Afghaninnen sollen weiterhin Asyl erhalten in der Schweiz

Der Nationalrat hat entschieden, dass er geflüchteten Frauen aus Afghanistan weiterhin Asyl gewähren will. Dies, nachdem die SVP und die FDP versucht haben, den entsprechenden Entscheid des Staatssekretariats für Migration rückgängig zu machen.

Foto: Keystone EPA (Samiullah Popal)

Seit der Machtübernahme der Taliban kommt es in Afghanistan zu massiven Menschenrechtsverletzungen. Am schlimmsten betroffen sind Frauen und Mädchen, die kaum noch Schulen besuchen oder gar das Haus verlassen können. So bezeichnet Human Rights Watch die geschlechterspezifische Verfolgung als «Verbrechen gegen die Menschlichkeit». Das Staatssekretariat für Migration (SEM) hat deshalb im Sommer 2023 seine Asylpraxis für afghanische Frauen geändert: Ihnen wird neu wegen der ständigen Diskriminierung von Frauen in Afghanistan Asyl gewährt – vorher erhielten die meisten Afghaninnen lediglich eine vorläufige Aufnahme.
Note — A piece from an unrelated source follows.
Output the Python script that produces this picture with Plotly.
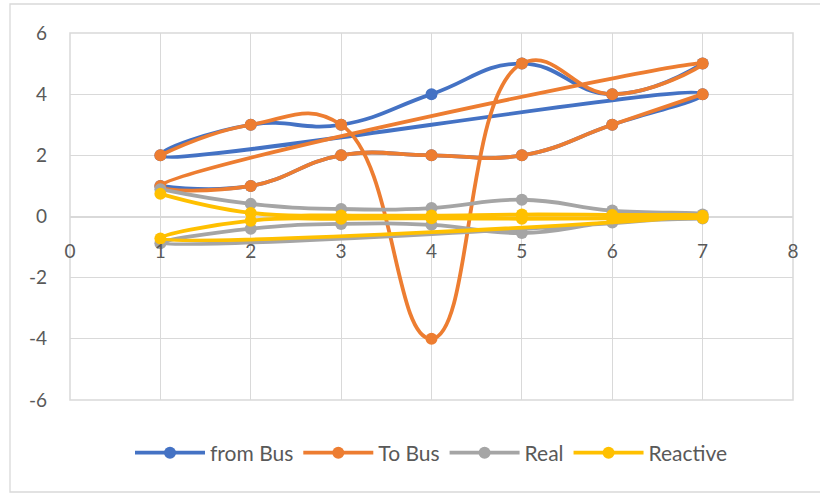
import plotly.graph_objects as go

# Row positions (7 lines forward, then 7 lines reversed)
x_vals = [1, 2, 3, 4, 5, 6, 7, 1, 2, 3, 4, 5, 6, 7]

from_bus = [1, 1, 2, 2, 2, 3, 4, 2, 3, 3, 4, 5, 4, 5]
to_bus = [2, 3, 3, -4, 5, 4, 5, 1, 1, 2, 2, 2, 3, 4]
real = [0.893, 0.413, 0.245, 0.277, 0.548, 0.194, 0.066,
        -0.875, -0.399, -0.243, -0.274, -0.539, -0.193, -0.065]
reactive = [0.74, 0.118, 0.035, 0.029, 0.064, 0.052, 0.028,
            -0.717, -0.138, -0.073, -0.059, -0.074, -0.057, -0.052]

x_ticks = [0, 1, 2, 3, 4, 5, 6, 7, 8]
y_ticks = [-6, -4, -2, 0, 2, 4, 6]
y_tick_labels = ["-6", "-4", "-2", "0", "2", "4", "6"]

series = [
    ("from Bus", from_bus, "#4472C4"),
    ("To Bus", to_bus, "#ED7D31"),
    ("Real", real, "#A5A5A5"),
    ("Reactive", reactive, "#FFC000"),
]

fig = go.Figure()
for name, ys, col in series:
    fig.add_trace(go.Scatter(
        x=x_vals, y=ys, name=name, mode="lines+markers",
        line=dict(color=col, width=3.8, shape="spline", smoothing=1.3),
        marker=dict(color=col, size=12),
    ))

W, H = 820, 493
L, R, T, B = 70, 27, 33, 93
pw, ph = W - L - R, H - T - B

def px_to_paper_x(px):
    return (px - L) / pw

def px_to_paper_y(py):
    return (H - B - py) / ph

# outer chart border
fig.add_shape(type="rect", xref="paper", yref="paper",
              x0=px_to_paper_x(10), x1=px_to_paper_x(830),
              y0=px_to_paper_y(492), y1=px_to_paper_y(4),
              line=dict(color="#D9D9D9", width=1.3), layer="below")
# plot-area frame (gridlines at range edges)
fig.add_shape(type="rect", xref="paper", yref="paper",
              x0=0, x1=1, y0=0, y1=1,
              line=dict(color="#D9D9D9", width=1.5), layer="below")

fig.update_layout(
    width=W, height=H,
    margin=dict(l=L, r=R, t=T, b=B),
    paper_bgcolor="white", plot_bgcolor="white",
    font=dict(family="Lato, Open Sans, sans-serif", size=18, color="#595959"),
    showlegend=True,
    legend=dict(orientation="h", x=0.5, xanchor="center",
                y=px_to_paper_y(453), yanchor="middle",
                font=dict(size=21, color="#595959"),
                itemwidth=70, tracegroupgap=0),
    xaxis=dict(range=[0, 8], tickvals=x_ticks, showgrid=True,
               gridcolor="#D9D9D9", gridwidth=1.3,
               zeroline=False, showline=False,
               anchor="free", position=0.5,
               ticks="", ticklabelstandoff=21,
               tickfont=dict(size=19, color="#595959"),
               fixedrange=True),
    yaxis=dict(range=[-6, 6], tickvals=y_ticks, ticktext=y_tick_labels,
               showgrid=True, gridcolor="#D9D9D9", gridwidth=1.3,
               zeroline=True, zerolinecolor="#D9D9D9", zerolinewidth=1.5,
               showline=False, ticks="", ticklabelstandoff=22,
               tickfont=dict(size=19, color="#595959"),
               fixedrange=True),
)

fig.write_html("out.html")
Die SVP wollte diesen Entscheid zusammen mit der FDP kippen. Nun sind die rechtsbürgerlichen Parteien im Nationalrat gescheitert.

Europäischer Gerichtshof stützt Schweizer Praxis

Ein Gutachten des Europäischen Gerichtshof stützt die Praxisänderung des SEM. So erhalten Afghaninnen in vielen EU-Ländern Asyl, einschliesslich aller Nachbarländer der Schweiz. Bis vor kurzem stützte auch das Bundesverwaltungsgericht diese Praxis.

Das Gericht hat nun aber kurz vor der Beratung im Nationalrat entschieden, dass die Praxisänderung nicht generell gelte. Als Begründung führt das Gericht an, dass die Haltung des SEM, wonach weiblichen Asylsuchenden aus Afghanistan «die Flüchtlingseigenschaft zuzuerkennen» sei, nicht heisse, dass die Zugehörigkeit zum weiblichen Geschlecht als Asylgrund genüge. Damit die Afghaninnen als Flüchtlinge anerkannt werden, brauche es ein weiteres individuelles Verfolgungsmerkmal. Auffällig: Das Urteil haben zwei SVP- und ein FDP-Richter gefällt.

Angriff von rechts vom Tisch

Mit dem Entscheid im Nationalrat ist der Angriff von der SVP und der FDP vom Tisch. Die linke Ratshälfte zeigt sich erfreut: «Die Anerkennung der betroffenen Frauen als Flüchtlinge wird ihnen helfen, sich hier ein neues Leben aufzubauen», kommentiert etwa SP-Nationalrätin Céline Widmer. Die seit 15 Jahren in der Schweiz lebende Afghanin Aresu Rabbani unterstreicht gegenüber «direkt» auch die Vorteile für die Schweiz: «Diese Frauen könnten gerade jetzt in Zeiten des Arbeitskräftemangels viel beitragen.» Mit einer vorläufigen Aufnahme wäre das viel komplizierter.

SVP plant neue Initiative

Die SVP wird aber auch in Zukunft nichts unversucht lassen, um das Asylrecht anzugreifen. Kürzlich haben die Delegierten der Partei beschlossen, mit einer Initiative eine Obergrenze für Flüchtlinge einzuführen. Dafür wären auch systematische Grenzkontrollen nötig. Solche Massnahmen würden sowohl die Abkommen von Schengen und Dublin als auch die Genfer Flüchtlingskonvention verletzen.